ECLI:NL:RBZWB:2024:812
Rechtbank Zeeland-West-Brabant
- Eerste aanleg - enkelvoudig
- Rechtspraak.nl
Beoordeling van de WOZ-waarde van een onroerende zaak in het kader van een belastingaanslag
In deze uitspraak van de Rechtbank Zeeland-West-Brabant op 7 februari 2024, wordt het beroep van de belanghebbende tegen de uitspraak op bezwaar van de heffingsambtenaar van de gemeente Loon op Zand beoordeeld. De heffingsambtenaar had op 26 februari 2022 de waarde van de onroerende zaak, gelegen aan [adres 1] te [plaats], vastgesteld op € 419.000 per 1 januari 2021. De belanghebbende, eigenaar van de woning, had bezwaar gemaakt tegen deze waardevaststelling, maar dit bezwaar werd ongegrond verklaard. De rechtbank heeft het beroep op 12 januari 2024 behandeld, waarbij de gemachtigde van de belanghebbende en de vertegenwoordiger van de heffingsambtenaar aanwezig waren.
De rechtbank beoordeelt of de vastgestelde waarde van de woning te hoog is. De belanghebbende stelt dat de waarde maximaal € 391.000 zou moeten zijn, terwijl de heffingsambtenaar de waarde van € 419.000 verdedigt. De rechtbank concludeert dat de heffingsambtenaar voldoende aannemelijk heeft gemaakt dat de WOZ-waarde niet te hoog is vastgesteld. De rechtbank legt uit dat de waarde is bepaald aan de hand van de vergelijkingsmethode, waarbij de verkoopprijzen van vergelijkbare woningen zijn gebruikt. De rechtbank oordeelt dat de referentiewoningen, ondanks de bezwaren van de belanghebbende, voldoende vergelijkbaar zijn en dat de heffingsambtenaar adequaat rekening heeft gehouden met de verschillen tussen de woningen.

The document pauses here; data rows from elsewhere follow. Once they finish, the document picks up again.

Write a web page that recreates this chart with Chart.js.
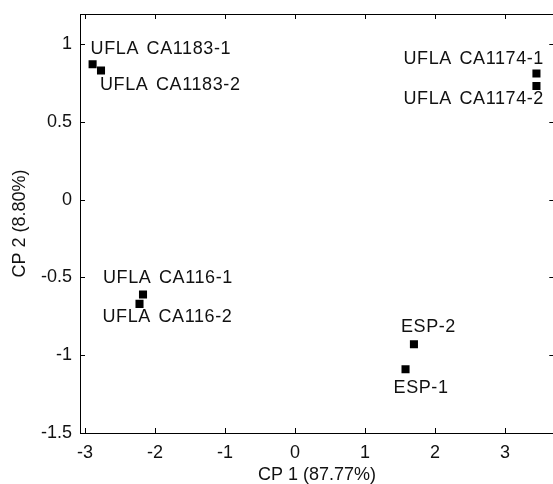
<!DOCTYPE html>
<html>
<head>
<meta charset="utf-8">
<script src="https://cdn.jsdelivr.net/npm/chart.js@4.4.1/dist/chart.umd.min.js"></script>
<style>
  html, body { margin: 0; padding: 0; background: #fff; overflow: hidden; }
  #wrap { width: 560px; height: 484px; }
</style>
</head>
<body>
<div id="wrap"><canvas id="pcaChart" width="560" height="484"></canvas></div>
<script>
const samples = ["UFLA CA1183-1", "UFLA CA1183-2", "UFLA CA1174-1", "UFLA CA1174-2",
                 "UFLA CA116-1", "UFLA CA116-2", "ESP-2", "ESP-1"];
const cp1 = [-2.89, -2.77, 3.45, 3.45, -2.17, -2.22, 1.70, 1.58];
const cp2 = [0.87, 0.83, 0.81, 0.73, -0.61, -0.67, -0.93, -1.09];
const xTicks = [-3, -2, -1, 0, 1, 2, 3];
const yTicks = [-1.5, -1, -0.5, 0, 0.5, 1];

const FONT = "Liberation Sans, Arial, sans-serif";

// label placement next to each point, in pixels
const labelShift = {
    "UFLA CA1183-1": [-2, -15],
    "UFLA CA1183-2": [-1, 15],
    "UFLA CA1174-1": [-133, -15],
    "UFLA CA1174-2": [-133, 13],
    "UFLA CA116-1": [-40, -16],
    "UFLA CA116-2": [-37, 13],
    "ESP-2": [-13, -17],
    "ESP-1": [-12, 19]
};

const frame = {
    id: "frame",
    afterDraw(chart) {
        const { ctx, chartArea: a, scales } = chart;
        ctx.save();
        ctx.strokeStyle = "#000";
        ctx.lineWidth = 1;
        ctx.strokeRect(a.left + 0.5, a.top + 0.5, a.right - a.left, a.bottom - a.top);

        // inward ticks
        ctx.beginPath();
        xTicks.forEach(v => {
            const px = Math.round(scales.x.getPixelForValue(v)) + 0.5;
            ctx.moveTo(px, a.bottom); ctx.lineTo(px, a.bottom - 5);
            ctx.moveTo(px, a.top); ctx.lineTo(px, a.top + 5);
        });
        yTicks.forEach(v => {
            const py = Math.round(scales.y.getPixelForValue(v)) + 0.5;
            ctx.moveTo(a.left, py); ctx.lineTo(a.left + 5, py);
            ctx.moveTo(a.right, py); ctx.lineTo(a.right - 5, py);
        });
        ctx.stroke();

        // point names
        ctx.fillStyle = "#111";
        ctx.font = "18px " + FONT;
        ctx.wordSpacing = "2px";
        ctx.letterSpacing = "0.6px";
        ctx.textAlign = "left";
        ctx.textBaseline = "middle";
        const meta = chart.getDatasetMeta(0);
        meta.data.forEach((pt, i) => {
            const s = labelShift[samples[i]] || [4, -12];
            ctx.fillText(samples[i], pt.x + s[0], pt.y + s[1]);
        });

        // axis titles
        ctx.wordSpacing = "0px";
        ctx.letterSpacing = "0px";
        ctx.textAlign = "center";
        ctx.fillText("CP 1 (87.77%)", 317, 475);
        ctx.translate(20, (a.top + a.bottom) / 2);
        ctx.rotate(-Math.PI / 2);
        ctx.fillText("CP 2 (8.80%)", 0, 0);
        ctx.restore();
    }
};

// fixed axis box: no extra room reserved for edge labels
function fixPadding(s) {
    s.paddingTop = 0; s.paddingBottom = 0;
    s.paddingLeft = 0; s.paddingRight = 0;
}

new Chart(document.getElementById("pcaChart"), {
    type: "scatter",
    data: {
        labels: samples,
        datasets: [{
            data: cp1.map((x, i) => ({ x: x, y: cp2[i] })),
            pointStyle: "rect",
            pointRadius: 5.7,
            pointHoverRadius: 5.7,
            backgroundColor: "#000",
            borderWidth: 0
        }]
    },
    options: {
        responsive: false,
        animation: false,
        layout: { padding: { left: 0, top: 14, right: 1, bottom: 0 } },
        plugins: {
            legend: { display: false },
            tooltip: { enabled: false }
        },
        scales: {
            x: {
                type: "linear",
                min: -3.07,
                max: 3.705,
                afterBuildTicks: s => { s.ticks = xTicks.map(v => ({ value: v })); },
                afterFit: s => { s.height = 51; fixPadding(s); },
                grid: { display: false, drawTicks: false },
                border: { display: false },
                ticks: { color: "#111", padding: 9, font: { family: FONT, size: 18 },
                         callback: v => String(v) }
            },
            y: {
                type: "linear",
                min: -1.5,
                max: 1.193,
                afterBuildTicks: s => { s.ticks = yTicks.map(v => ({ value: v })); },
                afterFit: s => { s.width = 80; fixPadding(s); },
                grid: { display: false, drawTicks: false },
                border: { display: false },
                ticks: { color: "#111", padding: 8, font: { family: FONT, size: 18 },
                         callback: v => String(v) }
            }
        }
    },
    plugins: [frame]
});
</script>
</body>
</html>
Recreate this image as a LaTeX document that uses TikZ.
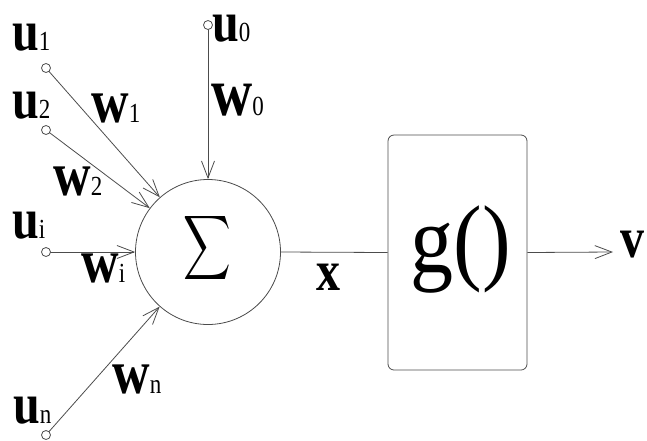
\documentclass[tikz,border=0pt]{standalone}
\usepackage{fontspec}
\setmainfont{Liberation Serif}
\usetikzlibrary{arrows.meta}
\newcommand\sublab[2]{\scalebox{1}[1.2]{\textbf{#1}{\fontsize{23}{23}\selectfont #2}}}
\newcommand\tallb[1]{\scalebox{1}[1.2]{\textbf{#1}}}
\begin{document}
\begin{tikzpicture}[x=1pt,y=-1pt,
  wire/.style={draw=black!70, line width=0.8pt},
  arr/.style={wire, -{Straight Barb[length=17pt,width=13pt,line width=0.8pt]}},
  term/.style={circle, draw=black!70, line width=0.8pt, fill=white, minimum size=9pt, inner sep=0pt},
  lab/.style={anchor=base west, inner sep=0pt, font=\fontsize{48}{48}\selectfont},
  wlab/.style={lab, font=\fontsize{52}{52}\selectfont},
]
\useasboundingbox (0,0) rectangle (647,440);
% summation unit
\node[circle, draw=black!70, line width=0.8pt, minimum size=145pt, inner sep=0pt] (sum) at (208,252) {};
\node (sig) at (207,248) {\scalebox{3.3}[4.5]{$\displaystyle\sum$}};
% activation box
\node[draw=black!70, line width=0.8pt, rounded corners=6pt, minimum width=139pt, minimum height=235pt, inner sep=0pt] (g) at (457.5,252.5) {};
\node (gtxt) at (461,249) {\scalebox{1}[1.12]{\fontsize{86}{86}\selectfont g()}};
% terminals
\coordinate (t0p) at (208,25);
\coordinate (t1p) at (46,68);
\coordinate (t2p) at (46,130);
\coordinate (tip) at (46,252);
\coordinate (tnp) at (46,435);
\coordinate (out) at (613,252);
\draw[arr] (t0p) -- (sum.north);
\draw[arr] (t1p) -- (sum);
\draw[arr] (t2p) -- (sum);
\draw[arr] (tip) -- (sum.west);
\draw[arr] (tnp) -- (sum);
\draw[wire] (sum.east) -- (g.west);
\draw[arr] (g.east) -- (out);
\node[term] (t0) at (t0p) {};
\node[term] (t1) at (t1p) {};
\node[term] (t2) at (t2p) {};
\node[term] (ti) at (tip) {};
\node[term] (tn) at (tnp) {};
% labels
\node[lab] (lu0) at (212,41) {\sublab{u}{0}};
\node[lab] (lu1) at (12,50) {\sublab{u}{1}};
\node[lab] (lu2) at (12,118) {\sublab{u}{2}};
\node[lab] (lui) at (12,238) {\sublab{u}{i}};
\node[lab] (lun) at (13,423) {\sublab{u}{n}};
\node[wlab, font=\fontsize{57}{57}\selectfont] (lw0) at (211,115) {\sublab{w}{0}};
\node[wlab] (lw1) at (91,122) {\sublab{w}{1}};
\node[wlab] (lw2) at (53,195) {\sublab{w}{2}};
\node[wlab] (lwi) at (81,282) {\sublab{w}{i}};
\node[wlab] (lwn) at (112,393) {\sublab{w}{n}};
\node[lab] (lx) at (316,290) {\tallb{x}};
\node[lab] (lv) at (620,257) {\tallb{v}};
\end{tikzpicture}
\end{document}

Uiteindelijk verklaart de rechtbank het beroep ongegrond, wat betekent dat de waardebeschikking en de aanslag onroerendezaakbelastingen (OZB) gehandhaafd blijven. De belanghebbende krijgt zijn griffierecht niet terug en heeft geen recht op vergoeding van proceskosten. Deze uitspraak is openbaar gemaakt en een afschrift is verzonden aan de betrokken partijen.